Aucune analyse, même pas opérationnelle du mal intrinsèque du monde contre lequel les affreux islamistes continuent opiniâtrement et obtusément à ensanglanter à l’aveuglette, est avancée par ces moralistes peureux : ils ne disposent que de leur culture pieuse, niaise et béate de néo-bigots. Leur idéologie d’appartenance aux catholiques acritiques, déjà et à priori… sauvés par une certaine très supposéemiséricorde divine (vraiment pharisaïque, celle-ci !), fait que ce deux journalistes puissent se considérer dispensés totalement de tout analyse du mal universel et quotidien. Celui-ci est en train de dévaster la culture de ces jeunes désemparés qui sont soumis, sans aucun point de repère de Vérité, aux valeurs, mieux aux non-valeurs dépourvus de sens, de ce monde en perdition. Dont le concert auquel assistaient en milliers de très jeunes était un exemple très riche en pédagogie maladive et pernicieuse : c’était cela le discours du grand pasteur d’âmes Negri.

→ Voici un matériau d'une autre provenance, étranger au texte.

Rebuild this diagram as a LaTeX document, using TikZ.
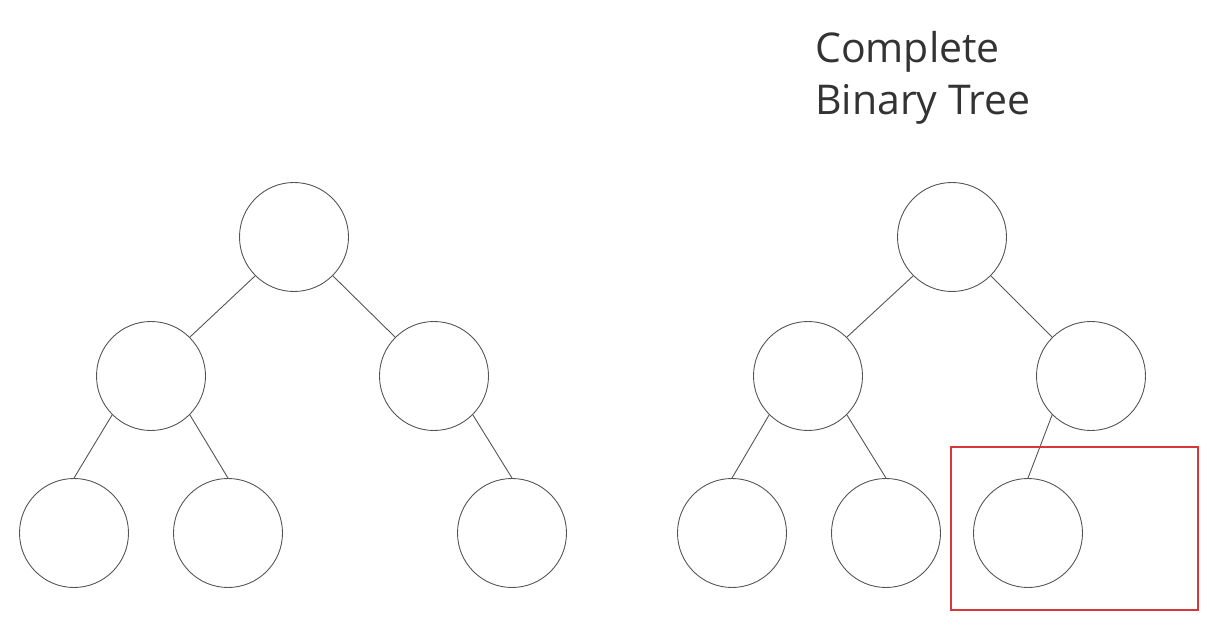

Par contre, à cause de la politique prônée – par exemple – par notre indigne couple de critiques, la plupart des catholiques ne savent même pas contredire les alacres propagandistes du nihilisme gai, en argumentant que rien n’est si grave. Et tout va bien Madame la Marquise… L’Église et ses mouvements ecclésiaux ont depuis longtemps arrêté d’éduquer ses fidèles à formuler, toujours et primairement, un jugement catholique précis et unique sur tout élément ou fraction de la réalité !
Finalement, ces critiques de soi-disant périphérie évitent comme la peste tout discours publique et objectif. Ils abondent par contre en considérations multiples de foi intimiste et intellectualiste.
Comme si le Christ, dans le Mont des Oliviers avec Ses apôtres, avant de monter aux grands fêtes religieuses pascales et traditionnelles de Jérusalem, décidait de partir méditer plutôt dans le désert et non en témoignage en plein publique en clamant haut et clair aux multitudes et à ses bourreaux la Vérité éternelle, tant systématiquement niée. C’est donc dans l’éclat de la grande ville, publiquement, où tout le pouvoir se déployait (aussi bien romain que du sanhédrin), et qu’encore se déploie toujours explicitement, que Sa vie devait et doit rencontrer son suprême témoignage. Donc Sa passion et mort sur la croix (et Sa résurrection promise par la Trinité) : on sait bien quel a été Son choix.